** begin DATA EXCERPT **
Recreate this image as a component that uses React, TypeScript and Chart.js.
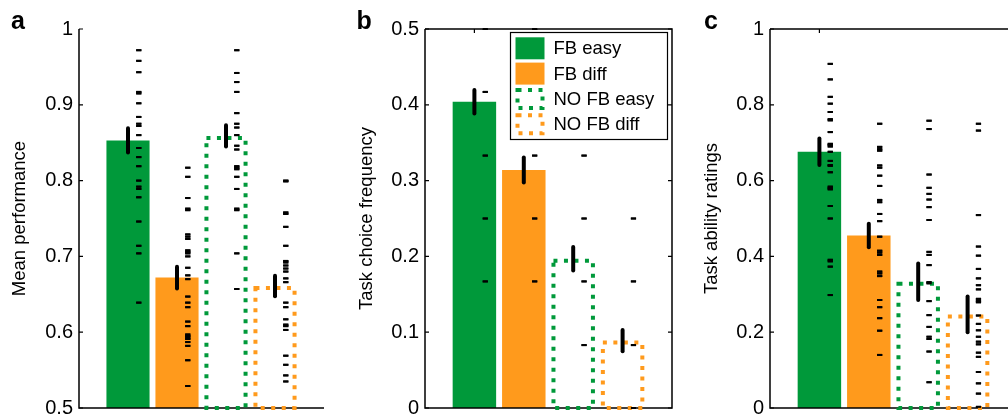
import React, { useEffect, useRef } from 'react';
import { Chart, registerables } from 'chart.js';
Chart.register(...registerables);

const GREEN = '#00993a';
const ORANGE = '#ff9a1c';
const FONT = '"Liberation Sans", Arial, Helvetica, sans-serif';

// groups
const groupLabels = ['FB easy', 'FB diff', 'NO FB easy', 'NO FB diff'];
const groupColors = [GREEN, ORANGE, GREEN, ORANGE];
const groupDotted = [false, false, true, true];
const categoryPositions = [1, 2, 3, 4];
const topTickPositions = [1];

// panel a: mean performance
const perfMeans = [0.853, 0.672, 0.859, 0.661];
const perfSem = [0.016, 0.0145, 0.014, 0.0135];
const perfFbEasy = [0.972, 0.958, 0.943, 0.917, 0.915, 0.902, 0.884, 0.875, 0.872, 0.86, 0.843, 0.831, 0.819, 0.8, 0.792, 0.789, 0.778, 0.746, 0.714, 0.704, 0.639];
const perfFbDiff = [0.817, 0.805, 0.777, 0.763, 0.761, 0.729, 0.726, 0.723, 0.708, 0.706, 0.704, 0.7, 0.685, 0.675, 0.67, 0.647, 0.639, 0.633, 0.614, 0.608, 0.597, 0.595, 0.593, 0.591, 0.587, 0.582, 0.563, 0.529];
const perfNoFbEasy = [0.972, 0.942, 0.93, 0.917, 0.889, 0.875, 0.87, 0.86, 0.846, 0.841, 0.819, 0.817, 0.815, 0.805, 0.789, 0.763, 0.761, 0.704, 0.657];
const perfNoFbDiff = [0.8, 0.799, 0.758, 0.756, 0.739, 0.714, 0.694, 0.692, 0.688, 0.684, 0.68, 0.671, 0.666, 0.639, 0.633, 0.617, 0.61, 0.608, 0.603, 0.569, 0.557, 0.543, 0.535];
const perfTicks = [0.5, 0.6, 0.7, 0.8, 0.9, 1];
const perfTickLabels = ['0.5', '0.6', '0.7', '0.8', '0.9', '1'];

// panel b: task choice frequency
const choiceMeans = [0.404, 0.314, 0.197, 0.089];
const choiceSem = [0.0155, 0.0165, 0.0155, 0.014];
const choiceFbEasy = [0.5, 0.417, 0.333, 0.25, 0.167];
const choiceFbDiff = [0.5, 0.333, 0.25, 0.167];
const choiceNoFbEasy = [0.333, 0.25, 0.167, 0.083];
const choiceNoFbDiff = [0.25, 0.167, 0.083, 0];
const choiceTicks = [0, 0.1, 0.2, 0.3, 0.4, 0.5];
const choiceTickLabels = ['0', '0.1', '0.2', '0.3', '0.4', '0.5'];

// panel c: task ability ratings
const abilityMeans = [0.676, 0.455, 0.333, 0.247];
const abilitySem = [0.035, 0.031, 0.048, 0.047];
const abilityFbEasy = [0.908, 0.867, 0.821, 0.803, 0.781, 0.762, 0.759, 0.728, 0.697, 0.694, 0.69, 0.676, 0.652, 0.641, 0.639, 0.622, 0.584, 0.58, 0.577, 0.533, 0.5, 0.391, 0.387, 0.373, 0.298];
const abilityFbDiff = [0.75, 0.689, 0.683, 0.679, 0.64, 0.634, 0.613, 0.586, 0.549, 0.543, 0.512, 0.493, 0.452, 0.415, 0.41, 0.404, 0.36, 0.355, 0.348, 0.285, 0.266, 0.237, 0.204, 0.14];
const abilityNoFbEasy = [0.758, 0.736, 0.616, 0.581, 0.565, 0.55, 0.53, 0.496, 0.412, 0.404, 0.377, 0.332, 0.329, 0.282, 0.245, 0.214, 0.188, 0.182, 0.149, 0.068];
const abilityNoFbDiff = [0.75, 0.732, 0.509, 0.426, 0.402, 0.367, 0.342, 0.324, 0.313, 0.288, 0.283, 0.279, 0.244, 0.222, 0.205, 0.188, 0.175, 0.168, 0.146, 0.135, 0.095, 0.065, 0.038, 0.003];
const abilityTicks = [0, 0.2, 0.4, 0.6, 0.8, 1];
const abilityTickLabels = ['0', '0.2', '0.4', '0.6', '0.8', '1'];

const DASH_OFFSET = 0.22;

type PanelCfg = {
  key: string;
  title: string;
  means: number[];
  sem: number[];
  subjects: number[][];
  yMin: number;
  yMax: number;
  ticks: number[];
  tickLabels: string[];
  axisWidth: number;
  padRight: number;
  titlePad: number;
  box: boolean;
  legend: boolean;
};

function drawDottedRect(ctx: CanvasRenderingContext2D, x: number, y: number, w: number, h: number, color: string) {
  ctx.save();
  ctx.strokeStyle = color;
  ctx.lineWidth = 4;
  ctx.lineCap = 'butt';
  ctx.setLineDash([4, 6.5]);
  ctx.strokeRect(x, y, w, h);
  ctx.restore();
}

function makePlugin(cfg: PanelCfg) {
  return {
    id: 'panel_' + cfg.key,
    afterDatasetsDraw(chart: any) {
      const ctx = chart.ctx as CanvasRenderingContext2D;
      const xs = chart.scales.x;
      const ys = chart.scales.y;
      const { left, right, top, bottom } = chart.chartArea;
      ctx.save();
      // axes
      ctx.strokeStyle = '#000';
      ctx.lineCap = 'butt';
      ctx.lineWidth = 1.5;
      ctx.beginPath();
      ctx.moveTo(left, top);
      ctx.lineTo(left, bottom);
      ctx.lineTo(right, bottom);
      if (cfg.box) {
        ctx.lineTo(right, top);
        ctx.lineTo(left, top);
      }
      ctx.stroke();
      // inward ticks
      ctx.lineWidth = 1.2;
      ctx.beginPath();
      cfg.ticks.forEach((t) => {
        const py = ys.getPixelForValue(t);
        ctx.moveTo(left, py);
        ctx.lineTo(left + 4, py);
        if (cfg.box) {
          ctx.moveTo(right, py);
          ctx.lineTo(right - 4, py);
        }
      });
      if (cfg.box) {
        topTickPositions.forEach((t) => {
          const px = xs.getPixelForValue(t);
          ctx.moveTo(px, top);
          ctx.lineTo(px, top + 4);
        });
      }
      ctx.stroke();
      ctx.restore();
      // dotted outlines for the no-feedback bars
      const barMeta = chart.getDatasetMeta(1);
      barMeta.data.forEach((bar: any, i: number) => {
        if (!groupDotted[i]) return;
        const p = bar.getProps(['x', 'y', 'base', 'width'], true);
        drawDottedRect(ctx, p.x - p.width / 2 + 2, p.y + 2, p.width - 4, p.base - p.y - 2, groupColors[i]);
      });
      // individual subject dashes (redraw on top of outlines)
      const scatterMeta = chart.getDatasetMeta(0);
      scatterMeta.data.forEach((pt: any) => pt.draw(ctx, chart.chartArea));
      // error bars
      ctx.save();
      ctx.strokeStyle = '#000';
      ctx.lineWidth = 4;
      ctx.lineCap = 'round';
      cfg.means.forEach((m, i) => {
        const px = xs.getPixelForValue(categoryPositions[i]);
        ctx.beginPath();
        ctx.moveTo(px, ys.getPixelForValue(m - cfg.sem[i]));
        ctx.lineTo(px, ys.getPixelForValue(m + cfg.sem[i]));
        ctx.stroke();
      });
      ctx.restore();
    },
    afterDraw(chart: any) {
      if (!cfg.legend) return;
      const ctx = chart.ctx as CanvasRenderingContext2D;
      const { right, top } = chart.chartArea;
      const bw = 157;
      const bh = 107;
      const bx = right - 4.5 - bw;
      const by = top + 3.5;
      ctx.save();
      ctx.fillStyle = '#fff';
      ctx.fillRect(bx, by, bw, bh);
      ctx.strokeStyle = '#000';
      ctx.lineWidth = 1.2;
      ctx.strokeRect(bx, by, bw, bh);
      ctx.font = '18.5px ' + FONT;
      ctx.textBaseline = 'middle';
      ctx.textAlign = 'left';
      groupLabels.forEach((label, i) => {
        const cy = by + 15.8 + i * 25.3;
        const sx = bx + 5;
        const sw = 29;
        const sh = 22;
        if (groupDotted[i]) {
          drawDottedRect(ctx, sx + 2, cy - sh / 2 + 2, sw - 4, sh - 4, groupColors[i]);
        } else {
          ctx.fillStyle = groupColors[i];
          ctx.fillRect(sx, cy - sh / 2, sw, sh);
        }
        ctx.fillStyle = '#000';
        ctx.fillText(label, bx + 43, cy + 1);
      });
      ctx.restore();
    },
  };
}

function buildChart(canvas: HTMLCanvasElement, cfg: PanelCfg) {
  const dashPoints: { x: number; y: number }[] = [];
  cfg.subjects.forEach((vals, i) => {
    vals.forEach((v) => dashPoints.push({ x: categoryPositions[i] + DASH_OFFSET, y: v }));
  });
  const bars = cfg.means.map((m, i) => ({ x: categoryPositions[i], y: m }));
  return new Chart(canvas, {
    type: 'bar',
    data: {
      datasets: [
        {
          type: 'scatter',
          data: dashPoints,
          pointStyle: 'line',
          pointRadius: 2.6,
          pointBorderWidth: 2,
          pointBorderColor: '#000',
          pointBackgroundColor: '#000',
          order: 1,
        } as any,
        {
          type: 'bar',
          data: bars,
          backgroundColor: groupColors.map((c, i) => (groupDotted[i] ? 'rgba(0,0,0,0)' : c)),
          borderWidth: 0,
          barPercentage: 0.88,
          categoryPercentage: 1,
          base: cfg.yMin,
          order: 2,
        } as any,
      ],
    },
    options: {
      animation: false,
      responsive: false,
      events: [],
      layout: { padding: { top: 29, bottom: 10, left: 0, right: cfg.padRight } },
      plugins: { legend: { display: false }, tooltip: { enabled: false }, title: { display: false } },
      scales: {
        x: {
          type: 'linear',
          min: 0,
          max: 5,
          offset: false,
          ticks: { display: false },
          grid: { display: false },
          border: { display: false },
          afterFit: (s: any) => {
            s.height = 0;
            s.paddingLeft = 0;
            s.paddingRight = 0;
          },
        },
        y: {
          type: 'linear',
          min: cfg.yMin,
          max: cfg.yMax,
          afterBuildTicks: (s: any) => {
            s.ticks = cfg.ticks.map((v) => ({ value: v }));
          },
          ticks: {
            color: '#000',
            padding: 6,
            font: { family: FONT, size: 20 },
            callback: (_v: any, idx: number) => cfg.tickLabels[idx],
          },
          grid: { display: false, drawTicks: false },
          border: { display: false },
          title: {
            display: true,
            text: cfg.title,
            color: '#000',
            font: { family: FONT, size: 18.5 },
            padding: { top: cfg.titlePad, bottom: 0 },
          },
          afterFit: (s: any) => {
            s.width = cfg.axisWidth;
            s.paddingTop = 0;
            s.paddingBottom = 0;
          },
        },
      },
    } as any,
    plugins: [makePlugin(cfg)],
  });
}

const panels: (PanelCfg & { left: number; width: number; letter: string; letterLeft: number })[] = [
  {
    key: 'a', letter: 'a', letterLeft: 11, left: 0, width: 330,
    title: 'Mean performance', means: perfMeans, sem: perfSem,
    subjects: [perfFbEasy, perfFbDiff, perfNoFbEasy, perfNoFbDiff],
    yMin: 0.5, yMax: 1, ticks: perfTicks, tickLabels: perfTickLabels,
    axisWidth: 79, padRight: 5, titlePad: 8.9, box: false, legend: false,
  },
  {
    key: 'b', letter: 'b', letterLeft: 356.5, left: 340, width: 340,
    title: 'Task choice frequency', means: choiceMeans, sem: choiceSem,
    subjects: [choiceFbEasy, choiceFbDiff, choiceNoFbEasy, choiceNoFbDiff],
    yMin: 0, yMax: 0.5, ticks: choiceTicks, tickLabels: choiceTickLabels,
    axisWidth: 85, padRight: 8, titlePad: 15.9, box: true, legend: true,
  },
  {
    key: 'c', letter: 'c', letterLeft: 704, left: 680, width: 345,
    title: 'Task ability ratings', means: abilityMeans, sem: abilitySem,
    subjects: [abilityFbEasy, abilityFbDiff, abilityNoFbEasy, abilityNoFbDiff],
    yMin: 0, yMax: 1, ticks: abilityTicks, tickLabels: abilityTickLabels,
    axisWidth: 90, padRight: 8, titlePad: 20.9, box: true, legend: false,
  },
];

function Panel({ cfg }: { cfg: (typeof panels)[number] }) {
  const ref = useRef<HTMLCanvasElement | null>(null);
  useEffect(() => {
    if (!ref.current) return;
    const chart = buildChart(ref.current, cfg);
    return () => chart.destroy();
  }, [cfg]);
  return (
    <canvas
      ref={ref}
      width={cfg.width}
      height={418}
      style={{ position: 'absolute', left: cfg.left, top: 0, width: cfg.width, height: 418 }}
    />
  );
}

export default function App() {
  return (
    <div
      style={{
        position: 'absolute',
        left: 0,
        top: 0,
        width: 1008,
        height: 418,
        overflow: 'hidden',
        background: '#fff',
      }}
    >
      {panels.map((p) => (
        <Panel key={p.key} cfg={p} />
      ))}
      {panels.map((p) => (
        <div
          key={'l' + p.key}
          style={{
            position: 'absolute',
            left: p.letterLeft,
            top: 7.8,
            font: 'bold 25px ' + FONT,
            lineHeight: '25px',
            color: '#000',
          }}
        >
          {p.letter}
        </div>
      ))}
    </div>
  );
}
** end DATA EXCERPT **
§ DIRECTIONS
Transcribe the opening line of the listing above, please, and every line after it through the line with "Arial, Helvetica, sans-serif';", word for word, without pictures.

§ TASK ANSWER
Recreate this image as a component that uses React, TypeScript and Chart.js.
import React, { useEffect, useRef } from 'react';
import { Chart, registerables } from 'chart.js';
Chart.register(...registerables);

const GREEN = '#00993a';
const ORANGE = '#ff9a1c';
const FONT = '"Liberation Sans", Arial, Helvetica, sans-serif';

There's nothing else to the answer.